Il est curieux que le président de la République n’explique pas davantage ce qui a motivé son revirement, ni son choix borné, parmi de nombreuses réformes possibles, pour celle qui semble présenter la plus grande injustice. Les cas de précarité les plus extrêmes sont certes pris en compte, par le retour de critères de pénibilité et la hausse du niveau minimum de pension – et encore vaut-il mieux pour y prétendre avoir connu une longue carrière sans accident ni fluctuation de salaire, ce qui est de moins en moins fréquent – mais juste au-dessus, ce sont 60 % des salariés qui devront travailler plus longtemps. Pour certains « perdants » de la probable réforme, il faudra même allonger l’effort une annuité de plus que les quarante-trois réglementaires. En revanche, nous qui avons suivi des études longues et ne pouvons de toute façon pas espérer une retraite à taux plein avant 67 ou 68 ans dans le meilleur des cas, nous ne sommes pas du tout impactés par la variation de ce paramètre particulier. Pourtant, nous avons en moyenne des carrières moins précaires, des emplois mieux rémunérés et une espérance de vie en bonne santé supérieure – même si les statistiques en la matière semblent à nuancer. Il ne suffit pas de répéter à longueur de journée que la réforme est juste pour convaincre sur le fond.

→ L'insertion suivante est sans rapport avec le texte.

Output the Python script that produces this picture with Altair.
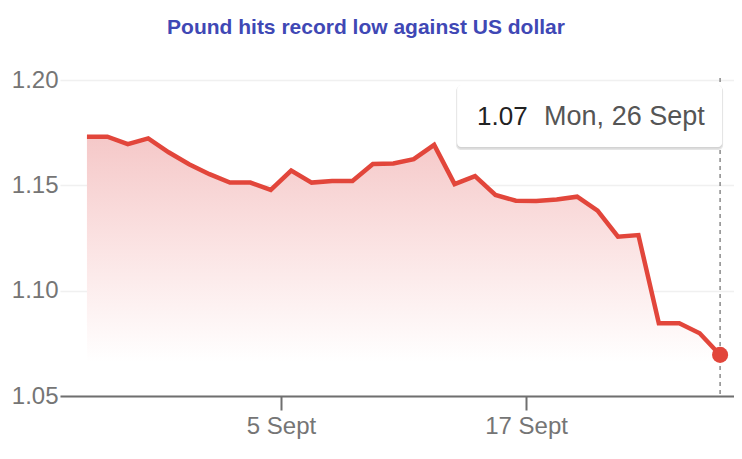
import pandas as pd
import altair as alt

# GBP/USD daily rate, 26 Aug - 26 Sep 2022
rates = [1.1731, 1.1731, 1.1696, 1.1723, 1.1657, 1.1600, 1.1553, 1.1513,
         1.1513, 1.1478, 1.1570, 1.1513, 1.1521, 1.1521, 1.1601, 1.1604,
         1.1624, 1.1692, 1.1506, 1.1544, 1.1454, 1.1427, 1.1426, 1.1433,
         1.1446, 1.1380, 1.1256, 1.1264, 1.0845, 1.0845, 1.0798, 1.0695]
dates = pd.date_range("2022-08-26 12:00", periods=len(rates), freq="D")
y_ticks = [1.05, 1.10, 1.15, 1.20]
area_floor = 1.066

df = pd.DataFrame({"date": dates, "rate": rates})
last = df.tail(1)

red = "#e2463b"
grey = "#757575"
font = "Liberation Sans"

x_enc = alt.X(
    "date:T",
    title=None,
    scale=alt.Scale(domain=[alt.DateTime(year=2022, month=8, date=25, hours=4, minutes=20),
                            alt.DateTime(year=2022, month=9, date=27, hours=4, minutes=20)]),
    axis=alt.Axis(
        values=[alt.DateTime(year=2022, month=9, date=5),
                alt.DateTime(year=2022, month=9, date=17)],
        labelExpr="timeFormat(datum.value, '%-d') + ' Sept'",
        grid=False, domainColor="#6f6f6f", domainWidth=2,
        tickColor="#6f6f6f", tickWidth=2, tickSize=14,
        labelPadding=4, labelFontSize=24, labelColor=grey, labelFont=font,
    ),
)
y_enc = alt.Y(
    "rate:Q",
    title=None,
    scale=alt.Scale(domain=[1.05, 1.20], zero=False, nice=False),
    axis=alt.Axis(
        values=y_ticks, format=".2f", domain=False, ticks=False,
        labelPadding=2, labelFontSize=24, labelColor=grey, labelFont=font,
        gridColor="#f0f0f0", gridWidth=1.5,
    ),
)

base = alt.Chart(df)

area = base.mark_area(
    color=alt.Gradient(
        gradient="linear",
        stops=[alt.GradientStop(color="#f5c8c8", offset=0),
               alt.GradientStop(color="#fbe4e4", offset=0.5),
               alt.GradientStop(color="#ffffff", offset=1)],
        x1=1, x2=1, y1=0, y2=1,
    )
).encode(x=x_enc, y=y_enc, y2=alt.datum(area_floor))

line = base.mark_line(color=red, strokeWidth=4.5).encode(x="date:T", y="rate:Q")

tip = alt.Chart(last)

rule = tip.mark_rule(color="#8a8a8a", strokeWidth=1.5, strokeDash=[4, 4], yOffset=-2).encode(
    x="date:T", y=alt.datum(1.20), y2=alt.datum(1.05)
)

dot = tip.mark_circle(color=red, size=260, opacity=1).encode(x="date:T", y="rate:Q")

shadow1 = tip.mark_rect(color="#000000", opacity=0.10, cornerRadius=5,
                        xOffset=-264, x2Offset=3, yOffset=6, y2Offset=70).encode(
    x="date:T", x2="date:T", y=alt.datum(1.20), y2=alt.datum(1.20))
shadow2 = tip.mark_rect(color="#000000", opacity=0.08, cornerRadius=4,
                        xOffset=-263, x2Offset=2, yOffset=5, y2Offset=68.5).encode(
    x="date:T", x2="date:T", y=alt.datum(1.20), y2=alt.datum(1.20))
box = tip.mark_rect(color="#ffffff", opacity=1, cornerRadius=4,
                    xOffset=-263, x2Offset=2, yOffset=5, y2Offset=67).encode(
    x="date:T", x2="date:T", y=alt.datum(1.20), y2=alt.datum(1.20))

tip_value = tip.transform_calculate(
    label="format(datum.rate, '.2f')"
).mark_text(align="left", baseline="alphabetic", dx=-243, dy=45,
            fontSize=26, font=font, color="#222222").encode(
    x="date:T", y=alt.datum(1.20), text="label:N")

tip_date = tip.transform_calculate(
    label="timeFormat(datum.date, '%a, %-d') + ' Sept'"
).mark_text(align="left", baseline="alphabetic", dx=-176, dy=45,
            fontSize=27, font=font, color="#555555").encode(
    x="date:T", y=alt.datum(1.20), text="label:N")

chart = alt.layer(
    area, line, rule, dot, shadow1, shadow2, box, tip_value, tip_date
).properties(
    width=674,
    height=316,
    autosize=alt.AutoSizeParams(type="none"),
    padding={"left": 52, "top": 72, "right": 0, "bottom": 50},
    title=alt.TitleParams(
        "Pound hits record low against US dollar",
        font=font, fontSize=21, fontWeight="bold", color="#3f48b5",
        anchor="middle", dx=-31, offset=13, baseline="alphabetic",
    ),
).configure_view(stroke=None)

chart.save("out.html", embed_options={"renderer": "svg", "actions": False})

Le déficit à court terme est indéniable, quoiqu’il se présente de manière moins préoccupante que par le passé du fait des réformes précédentes, mais ce qui me frappe une nouvelle fois, c’est la quasi absence dans le débat public d’une anticipation des tendances de long terme. Les conditions d’existence des futurs retraités dans un monde à +2°C (et encore s’agit-il d’une prévision optimiste) seront très sensiblement dégradées. Nous le savons, les moins fortunés sont déjà les plus touchés par les effets du changement climatique. La hausse de l’espérance de vie pourrait d’ailleurs n’être qu’un progrès passager : une baisse est déjà constatée aux États-Unis depuis 2014. Or, quel est le réflexe des classes aisées devant cet horizon redistributif qui ne cesse de s’éloigner ? Épargner pour s’assurer un complément de retraite par capitalisation. Auprès de banques, assurances et fonds privés qui financent encore majoritairement les énergies fossiles au détriment des nouvelles générations actives.